(Code that draws figures)
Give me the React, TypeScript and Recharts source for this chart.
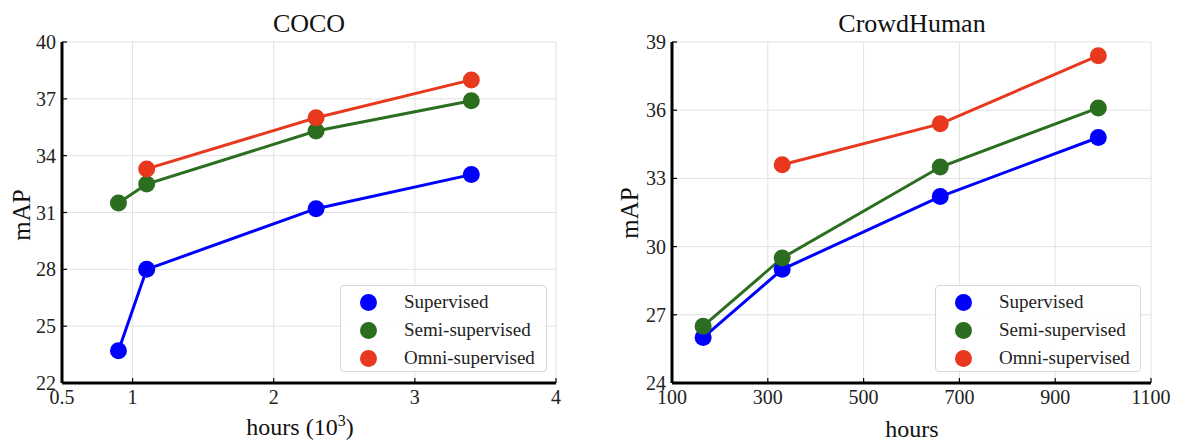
import React from "react";
import { CartesianGrid, Line, LineChart, XAxis, YAxis } from "recharts";

// COCO (hours in 10^3)
const cocoHours = [0.9, 1.1, 2.3, 3.4];
const cocoSupervised = [23.7, 28.0, 31.2, 33.0];
const cocoSemi = [31.5, 32.5, 35.3, 36.9];
const cocoOmni = [null, 33.3, 36.0, 38.0];
const cocoXTicks = [0.5, 1, 2, 3, 4];
const cocoYTicks = [22, 25, 28, 31, 34, 37, 40];

// CrowdHuman (hours)
const crowdHours = [165, 330, 660, 990];
const crowdSupervised = [26.0, 29.0, 32.2, 34.8];
const crowdSemi = [26.5, 29.5, 33.5, 36.1];
const crowdOmni = [null, 33.6, 35.4, 38.4];
const crowdXTicks = [100, 300, 500, 700, 900, 1100];
const crowdYTicks = [24, 27, 30, 33, 36, 39];

const SERIES = [
  { key: "sup", name: "Supervised", color: "#0000ff" },
  { key: "semi", name: "Semi-supervised", color: "#2b6e1f" },
  { key: "omni", name: "Omni-supervised", color: "#e8391e" },
];

const FONT = "Liberation Serif";

function buildRows(hours: number[], sup: number[], semi: number[], omni: (number | null)[]) {
  return hours.map((x, i) => ({ x, sup: sup[i], semi: semi[i], omni: omni[i] }));
}

const cocoRows = buildRows(cocoHours, cocoSupervised, cocoSemi, cocoOmni);
const crowdRows = buildRows(crowdHours, crowdSupervised, crowdSemi, crowdOmni);

const axisLine = { stroke: "#000", strokeWidth: 3 };
const tickLine = { stroke: "#000", strokeWidth: 1.2 };

const XTick = (props: any) => (
  <text
    x={props.x}
    y={props.y}
    dy="0.72em"
    textAnchor="middle"
    fontFamily={FONT}
    fontSize={20}
    fill="#222"
  >
    {props.payload.value}
  </text>
);

const YTick = (props: any) => (
  <text
    x={props.x}
    y={props.y}
    dy="0.35em"
    textAnchor="end"
    fontFamily={FONT}
    fontSize={20}
    fill="#222"
  >
    {props.payload.value}
  </text>
);

interface PanelProps {
  rows: any[];
  width: number;
  xDomain: [number, number];
  xTicks: number[];
  yDomain: [number, number];
  yTicks: number[];
  margin: { top: number; right: number; bottom: number; left: number };
}

function Panel({ rows, width, xDomain, xTicks, yDomain, yTicks, margin }: PanelProps) {
  return (
    <LineChart width={width} height={444} data={rows} margin={margin}>
      <CartesianGrid stroke="#e2e2e2" strokeWidth={1} />
      <XAxis
        dataKey="x"
        type="number"
        domain={xDomain}
        ticks={xTicks}
        interval={0}
        height={30}
        tick={XTick}
        axisLine={axisLine}
        tickLine={tickLine}
        tickSize={-5}
        tickMargin={12}
      />
      <YAxis
        type="number"
        domain={yDomain}
        ticks={yTicks}
        interval={0}
        width={40}
        tick={YTick}
        axisLine={axisLine}
        tickLine={tickLine}
        tickSize={-5}
        tickMargin={11}
      />
      {SERIES.map((s) => (
        <Line
          key={s.key}
          dataKey={s.key}
          name={s.name}
          stroke={s.color}
          strokeWidth={3}
          dot={{ r: 8.5, fill: s.color, stroke: s.color, strokeWidth: 0 }}
          activeDot={false}
          isAnimationActive={false}
        />
      ))}
    </LineChart>
  );
}

function LegendBox({ left, top, width }: { left: number; top: number; width: number }) {
  return (
    <div
      style={{
        position: "absolute",
        left,
        top,
        width,
        height: 87,
        boxSizing: "border-box",
        border: "1px solid #d8d8d8",
        borderRadius: 4,
        background: "rgba(255,255,255,0.85)",
        fontFamily: FONT,
        fontSize: 19,
        color: "#222",
      }}
    >
      {SERIES.map((s, i) => (
        <div key={s.key}>
          <div
            style={{
              position: "absolute",
              left: 19,
              top: 8 + i * 28,
              width: 17,
              height: 17,
              borderRadius: "50%",
              background: s.color,
            }}
          />
          <div
            style={{
              position: "absolute",
              left: 63,
              top: 4 + i * 28,
              lineHeight: "24px",
              whiteSpace: "nowrap",
              fontFamily: FONT,
            }}
          >
            {s.name}
          </div>
        </div>
      ))}
    </div>
  );
}

export default function App() {
  return (
    <div
      style={{
        position: "absolute",
        left: 0,
        top: 0,
        width: 1188,
        height: 444,
        background: "#fff",
        fontFamily: FONT,
      }}
    >
      <div style={{ position: "absolute", left: 0, top: 0 }}>
        <Panel
          rows={cocoRows}
          width={600}
          xDomain={[0.5, 4]}
          xTicks={cocoXTicks}
          yDomain={[22, 40]}
          yTicks={cocoYTicks}
          margin={{ top: 42, right: 44, bottom: 31, left: 22 }}
        />
      </div>
      <div style={{ position: "absolute", left: 600, top: 0 }}>
        <Panel
          rows={crowdRows}
          width={588}
          xDomain={[100, 1100]}
          xTicks={crowdXTicks}
          yDomain={[24, 39]}
          yTicks={crowdYTicks}
          margin={{ top: 42, right: 37, bottom: 31, left: 32 }}
        />
      </div>

      <svg
        width={1188}
        height={444}
        style={{ position: "absolute", left: 0, top: 0, pointerEvents: "none" }}
        fontFamily={FONT}
        fill="#111"
      >
        <text x={309} y={32} fontSize={26} textAnchor="middle">COCO</text>
        <text x={912} y={32} fontSize={26} textAnchor="middle">CrowdHuman</text>
        <text x={300} y={435} fontSize={24} textAnchor="middle">
          hours (10
          <tspan fontSize={16} dy={-9}>3</tspan>
          <tspan dy={9}>)</tspan>
        </text>
        <text x={912} y={437} fontSize={24} textAnchor="middle">hours</text>
        <text x={30} y={215} fontSize={25} textAnchor="middle" transform="rotate(-90 30 215)">mAP</text>
        <text x={638} y={213} fontSize={25} textAnchor="middle" transform="rotate(-90 638 213)">mAP</text>
      </svg>

      <LegendBox left={340} top={285} width={207} />
      <LegendBox left={935} top={285} width={206} />
    </div>
  );
}
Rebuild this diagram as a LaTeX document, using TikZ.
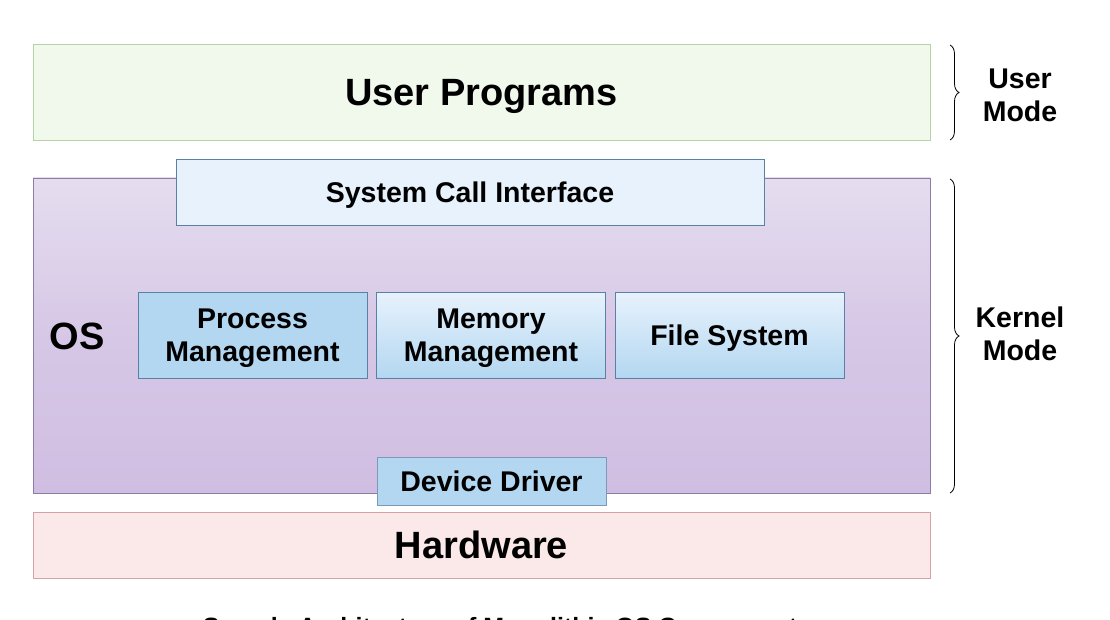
\documentclass[tikz,border=0pt]{standalone}
\usepackage{fontspec}
\setmainfont{Liberation Sans}
\usetikzlibrary{decorations.pathreplacing}
\definecolor{ugreen}{HTML}{F1F8EC}
\definecolor{ugreenb}{HTML}{B5D3A5}
\definecolor{ostop}{HTML}{E5DDEF}
\definecolor{osbot}{HTML}{D0BEE2}
\definecolor{osb}{HTML}{8B7DA5}
\definecolor{lblue}{HTML}{E7F2FC}
\definecolor{mblue}{HTML}{B3D7F1}
\definecolor{blueb}{HTML}{5A80A6}
\definecolor{hwfill}{HTML}{FBE9E9}
\definecolor{hwb}{HTML}{D5A3A6}
\tikzset{
  layer/.style={draw, rectangle, inner sep=0pt, line width=0.9pt},
  bigtxt/.style={font=\fontsize{38}{44}\selectfont\bfseries},
  midtxt/.style={font=\fontsize{28.5}{33}\selectfont\bfseries, align=center},
  intxt/.style={text depth=0pt},
  comp/.style={layer, draw=blueb, minimum width=229pt, minimum height=86pt, midtxt, intxt},
  bracestyle/.style={decorate, decoration={brace, amplitude=9pt}, line width=0.8pt},
}
\begin{document}
\begin{tikzpicture}[x=1pt,y=-1pt]
\useasboundingbox (0,0) rectangle (1110,620);
\clip (0,0) rectangle (1110,620);
\node[layer, fill=ugreen, draw=ugreenb, minimum width=897pt, minimum height=96pt, bigtxt, intxt] (user) at (481.5,92) {User Programs};
\node[layer, draw=osb, top color=ostop, bottom color=osbot, middle color=osbot!70!ostop, minimum width=897pt, minimum height=315pt] (os) at (481.5,335.5) {};
\node[bigtxt, anchor=center] (oslbl) at (77,336) {OS};
\node[layer, fill=lblue, draw=blueb, minimum width=588pt, minimum height=66pt, midtxt, intxt] (sci) at (470,192) {System Call Interface};
\node[comp, fill=mblue] (pm) at (252.5,335) {Process\\Management};
\node[comp, top color=lblue, bottom color=mblue] (mm) at (491,335) {Memory\\Management};
\node[comp, top color=lblue, bottom color=mblue] (fs) at (729.5,335) {File System};
\node[layer, fill=mblue, draw=blueb!80!white, minimum width=229pt, minimum height=48pt, midtxt] (dd) at (491.5,481) {Device Driver};
\node[layer, fill=hwfill, draw=hwb, minimum width=897pt, minimum height=66pt, bigtxt] (hw) at (481.5,545) {Hardware};
\coordinate (ut) at (950,45);
\coordinate (ub) at (950,140);
\coordinate (kt) at (950,179);
\coordinate (kb) at (950,493);
\draw[bracestyle] (ut) -- (ub);
\draw[bracestyle] (kt) -- (kb);
\node[midtxt] (um) at (1020,95) {User\\Mode};
\node[midtxt] (km) at (1020,334) {Kernel\\Mode};
\node[font=\fontsize{25}{30}\selectfont\bfseries, anchor=base] (cap) at (507,635) {Sample Architecture of Monolithic OS Components};
\end{tikzpicture}
\end{document}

§ EXERCISE PROMPT: Take the lines from the start of the material to the line with "LineChart, XAxis, YAxis", both included, and transcribe them exactly without the pictures.

§ EXERCISE SOLUTION:
Give me the React, TypeScript and Recharts source for this chart.
import React from "react";
import { CartesianGrid, Line, LineChart, XAxis, YAxis } from "recharts";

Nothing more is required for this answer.